## [Exercise description]
Write out nothing but the lines from the first line of the entries below through the line with "pw, ph = W - L - R, H - T - B"; no pictures go in.

Stored data entries
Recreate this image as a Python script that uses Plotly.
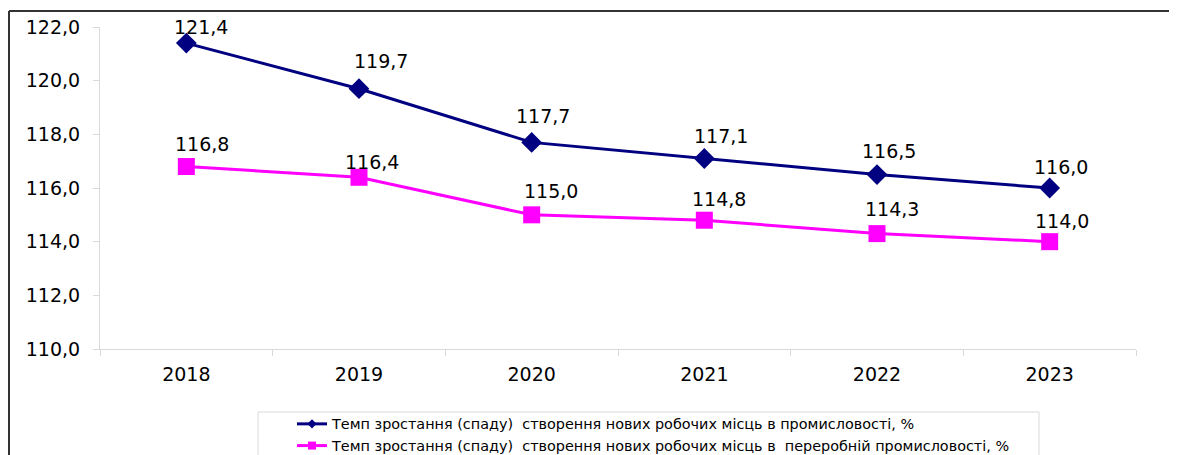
import plotly.graph_objects as go

years = ["2018", "2019", "2020", "2021", "2022", "2023"]
industry = [121.4, 119.7, 117.7, 117.1, 116.5, 116.0]
manufacturing = [116.8, 116.4, 115.0, 114.8, 114.3, 114.0]
name_industry = "Темп зростання (спаду)  створення нових робочих місць в промисловості, %"
name_manufacturing = "Темп зростання (спаду)  створення нових робочих місць в  переробній промисловості, %"

# label placement offsets (pixels) for value labels
shift_industry = [(15, 16), (22, 28), (11, 26), (17, 22), (12, 24), (11, 21)]
shift_manufacturing = [(16, 23), (13, 15), (19, 24), (15, 21), (15, 25), (12, 21)]

BLUE = "#000080"
PINK = "#FF00FF"
OFF = 8  # browser default body margin
W, H = 1177 - OFF, 455 - OFF
L, T = 100 - OFF, 27 - OFF
R = W - (1136 - OFF)
B = H - (349 - OFF)
pw, ph = W - L - R, H - T - B

fig = go.Figure()
fig.add_trace(go.Scatter(x=years, y=industry, name=name_industry, mode="lines+markers",
                         line=dict(color=BLUE, width=3), showlegend=False,
                         marker=dict(symbol="diamond", size=16, color=BLUE)))
fig.add_trace(go.Scatter(x=years, y=manufacturing, name=name_manufacturing, mode="lines+markers",
                         line=dict(color=PINK, width=3), showlegend=False,
                         marker=dict(symbol="square", size=17, color=PINK)))
# legend entries with small symbols (as in the original legend)
fig.add_trace(go.Scatter(x=[None], y=[None], name=name_industry, mode="lines+markers",
                         line=dict(color=BLUE, width=3),
                         marker=dict(symbol="diamond", size=7, color=BLUE)))
fig.add_trace(go.Scatter(x=[None], y=[None], name=name_manufacturing, mode="lines+markers",
                         line=dict(color=PINK, width=3),
                         marker=dict(symbol="square", size=8, color=PINK)))

def fmt(v):
    return f"{v:.1f}".replace(".", ",")

annotations = []
for vals, shifts in ((industry, shift_industry), (manufacturing, shift_manufacturing)):
    for i, (v, (dx, dy)) in enumerate(zip(vals, shifts)):
        annotations.append(dict(x=i, y=v, xref="x", yref="y", text=fmt(v), showarrow=False,
                                xshift=dx, yshift=dy, xanchor="center", yanchor="middle",
                                font=dict(family="DejaVu Sans", size=19, color="black")))

def px2x(px):
    return (px - OFF - L) / pw

def py2y(py):
    return (H - B - (py - OFF)) / ph

shapes = [
    # outer frame (top and left)
    dict(type="line", xref="paper", yref="paper", x0=px2x(9), x1=px2x(1185), y0=py2y(11), y1=py2y(11),
         line=dict(color="#333333", width=2)),
    dict(type="line", xref="paper", yref="paper", x0=px2x(9), x1=px2x(9), y0=py2y(11), y1=py2y(470),
         line=dict(color="#333333", width=2)),
    # legend box
    dict(type="rect", xref="paper", yref="paper", x0=px2x(258), x1=px2x(1039), y0=py2y(412), y1=py2y(470),
         line=dict(color="#d9d9d9", width=1), fillcolor="white", layer="below"),
]

fig.update_layout(
    width=W, height=H,
    margin=dict(l=L, r=R, t=T, b=B, autoexpand=False),
    paper_bgcolor="white", plot_bgcolor="white",
    font=dict(family="DejaVu Sans", color="black"),
    separators=",.",
    showlegend=True,
    legend=dict(xref="container", yref="container", x=(292 - OFF) / W, y=1 - (408 - OFF) / H,
                xanchor="left", yanchor="top",
                bgcolor="rgba(0,0,0,0)", borderwidth=0,
                font=dict(family="DejaVu Sans", size=14.4, color="black"),
                tracegroupgap=0),
    annotations=annotations,
    shapes=shapes,
    xaxis=dict(type="category", range=[-0.5, 5.5], showgrid=False, zeroline=False,
               showline=True, linecolor="#d9d9d9", linewidth=1, automargin=False,
               ticks="outside", tickson="boundaries", ticklen=6, tickcolor="#d9d9d9",
               tickfont=dict(family="DejaVu Sans", size=19, color="black"),
               ticklabelstandoff=8),
    yaxis=dict(range=[110, 122], dtick=2, tick0=110, tickformat=".1f", showgrid=False, zeroline=False,
               showline=True, linecolor="#d9d9d9", linewidth=1, automargin=False,
               ticks="outside", ticklen=6, tickcolor="#d9d9d9",
               tickfont=dict(family="DejaVu Sans", size=19, color="black"),
               ticklabelstandoff=9),
)

fig.write_html("out.html")
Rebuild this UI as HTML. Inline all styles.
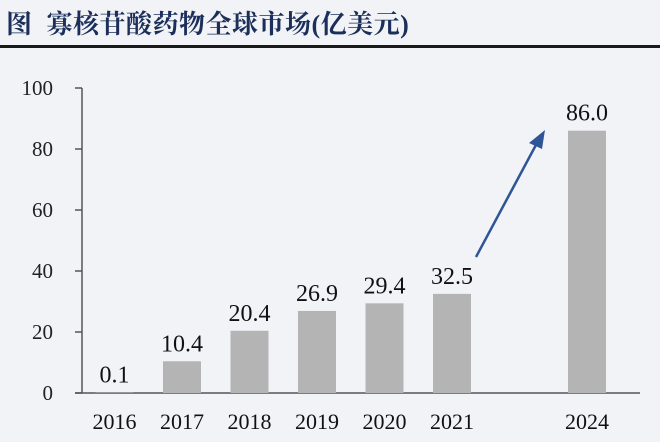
<!DOCTYPE html>
<html><head><meta charset="utf-8"><style>
html,body{margin:0;padding:0;background:#f4f5f9;}
#wrap{position:relative;width:660px;height:442px;overflow:hidden;background:#f2f3f7;font-family:"Liberation Serif","Noto Serif CJK SC",serif;}
#title{position:absolute;left:6px;top:4px;font-size:26px;font-weight:bold;color:#1b2f5a;font-family:"Liberation Serif","Noto Serif CJK SC",serif;letter-spacing:0.5px;white-space:nowrap;}
#rule{position:absolute;left:0;top:45px;width:660px;height:3px;background:#1a1a1a;}
</style></head><body>
<div id="wrap">
<div id="title">图&nbsp; 寡核苷酸药物全球市场(亿美元)</div>
<div id="rule"></div>
<svg id="chart" width="660" height="442" style="position:absolute;left:0;top:0"></svg>
</div>
<script>
const categories=["2016","2017","2018","2019","2020","2021","2024"];
const slots=[0,1,2,3,4,5,7];
const values=[0.1,10.4,20.4,26.9,29.4,32.5,86.0];
const valueLabels=["0.1","10.4","20.4","26.9","29.4","32.5","86.0"];
const yTicks=[0,20,40,60,80,100];
const NS="http://www.w3.org/2000/svg";
const svg=document.getElementById('chart');
const x0=114.5,step=67.5,bw=38,axisX=82,yZero=393,yTop=88;
const xs=s=>x0+s*step;
const ys=v=>yZero-(v/100)*(yZero-yTop);
function mk(t,a){const e=document.createElementNS(NS,t);for(const k in a)e.setAttribute(k,a[k]);svg.appendChild(e);return e;}
let ax=mk('line',{x1:axisX,y1:yTop,x2:axisX,y2:yZero,stroke:'#555','stroke-width':1.5});


let bx=mk('line',{x1:75,y1:yZero,x2:640,y2:yZero,stroke:'#555','stroke-width':1.5});


yTicks.forEach(t=>{
  const y=ys(t);
  let tk=mk('line',{x1:75,y1:y,x2:axisX,y2:y,stroke:'#555','stroke-width':1.5});
  
  
  let tl=mk('text',{x:53,y:y+7,'text-anchor':'end','font-size':21,fill:'#222','font-family':'Liberation Serif, serif'});
  tl.textContent=t;
  
  
});
categories.forEach((c,i)=>{
  const cx=xs(slots[i]);
  const y=ys(values[i]);
  let r=mk('rect',{x:cx-bw/2,y:y,width:bw,height:yZero-y,fill:'#b4b4b4'});
  
  
  let vl=mk('text',{x:cx,y:y-10,'text-anchor':'middle','font-size':24,fill:'#111','font-family':'Liberation Serif, serif'});
  vl.textContent=valueLabels[i];
  
  
  let xl=mk('text',{x:cx,y:429,'text-anchor':'middle','font-size':22,fill:'#111','font-family':'Liberation Serif, serif'});
  xl.textContent=c;
  
  
});
let ar=mk('line',{x1:476,y1:257,x2:537,y2:143,stroke:'#2f5597','stroke-width':2.5});


let ah=mk('polygon',{points:'545,130 529,143 542,149',fill:'#2f5597'});


</script>
</body></html>
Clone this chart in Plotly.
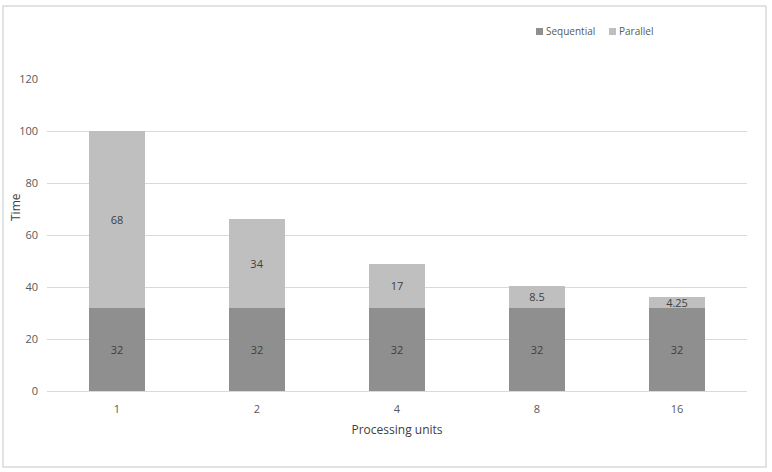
import plotly.graph_objects as go

categories = ["1", "2", "4", "8", "16"]
sequential = [32, 32, 32, 32, 32]
parallel = [68, 34, 17, 8.5, 4.25]
y_ticks = [0, 20, 40, 60, 80, 100, 120]
series_names = ["Sequential", "Parallel"]

FONT = "Open Sans"
TXT = "#595959"
SEQ_COLOR = "#8f8f8f"
PAR_COLOR = "#bfbfbf"

# plot-area geometry in pixels (for paper-coordinate conversions)
L, R, T, B = 47, 747, 79, 391
W, H = R - L, B - T


def px(x):
    return (x - L) / W


def py(y):
    return (B - y) / H


fig = go.Figure()
fig.add_trace(go.Bar(
    x=categories, y=sequential, name=series_names[0], showlegend=False,
    marker=dict(color=SEQ_COLOR, line=dict(width=0)),
    text=[str(v) for v in sequential], textposition="inside",
    insidetextanchor="middle", textangle=0, constraintext="none",
    textfont=dict(color="#404040", size=11, family=FONT),
))
fig.add_trace(go.Bar(
    x=categories, y=parallel, name=series_names[1], showlegend=False,
    marker=dict(color=PAR_COLOR, line=dict(width=0)),
    text=[str(v) for v in parallel], textposition="inside",
    insidetextanchor="middle", textangle=0, constraintext="none",
    textfont=dict(color="#404040", size=11, family=FONT),
))

shapes = [dict(type="rect", xref="paper", yref="paper",
               x0=px(3), x1=px(766), y0=py(467), y1=py(6),
               line=dict(color="#d9d9d9", width=1.5), fillcolor="rgba(0,0,0,0)",
               layer="below")]
annotations = [dict(text="Time", textangle=-90, xref="paper", yref="paper",
                    x=px(15), y=py(207), showarrow=False, xanchor="center", yanchor="middle",
                    font=dict(size=12, color="#404040", family=FONT))]
# legend (swatch + label)
for nm, col, sx in [(series_names[0], SEQ_COLOR, 536), (series_names[1], PAR_COLOR, 609)]:
    shapes.append(dict(type="rect", xref="paper", yref="paper",
                       x0=px(sx), x1=px(sx + 7), y0=py(35), y1=py(28),
                       line=dict(width=0), fillcolor=col))
    annotations.append(dict(text=nm, xref="paper", yref="paper", x=px(sx + 8), y=py(31),
                            xanchor="left", yanchor="middle", showarrow=False,
                            font=dict(size=10, color=TXT, family=FONT)))

fig.update_layout(
    barmode="stack",
    bargap=0.6,
    width=772, height=472,
    margin=dict(l=L, r=772 - R, t=T, b=472 - B),
    paper_bgcolor="white", plot_bgcolor="white",
    font=dict(family=FONT, size=11, color=TXT),
    showlegend=False,
    xaxis=dict(type="category", showgrid=False, showline=True, linecolor="#d9d9d9",
               linewidth=1, ticks="", ticklabelstandoff=8, automargin=False,
               title=dict(text="Processing units", standoff=10,
                          font=dict(size=12, color="#404040", family=FONT))),
    yaxis=dict(range=[0, 120], tickvals=y_ticks, showgrid=True, gridcolor="#d9d9d9",
               gridwidth=1, zeroline=False, showline=False, ticks="",
               ticklabelstandoff=8, automargin=False),
    shapes=shapes,
    annotations=annotations,
)

fig.write_html("out.html", config={"displayModeBar": False},
               post_script="document.body.style.margin='0';document.body.style.overflow='hidden';")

## [Exercise solution]
Recreate this image as a Python script that uses Plotly.
import plotly.graph_objects as go

years = ["2018", "2019", "2020", "2021", "2022", "2023"]
industry = [121.4, 119.7, 117.7, 117.1, 116.5, 116.0]
manufacturing = [116.8, 116.4, 115.0, 114.8, 114.3, 114.0]
name_industry = "Темп зростання (спаду)  створення нових робочих місць в промисловості, %"
name_manufacturing = "Темп зростання (спаду)  створення нових робочих місць в  переробній промисловості, %"

# label placement offsets (pixels) for value labels
shift_industry = [(15, 16), (22, 28), (11, 26), (17, 22), (12, 24), (11, 21)]
shift_manufacturing = [(16, 23), (13, 15), (19, 24), (15, 21), (15, 25), (12, 21)]

BLUE = "#000080"
PINK = "#FF00FF"
OFF = 8  # browser default body margin
W, H = 1177 - OFF, 455 - OFF
L, T = 100 - OFF, 27 - OFF
R = W - (1136 - OFF)
B = H - (349 - OFF)
pw, ph = W - L - R, H - T - B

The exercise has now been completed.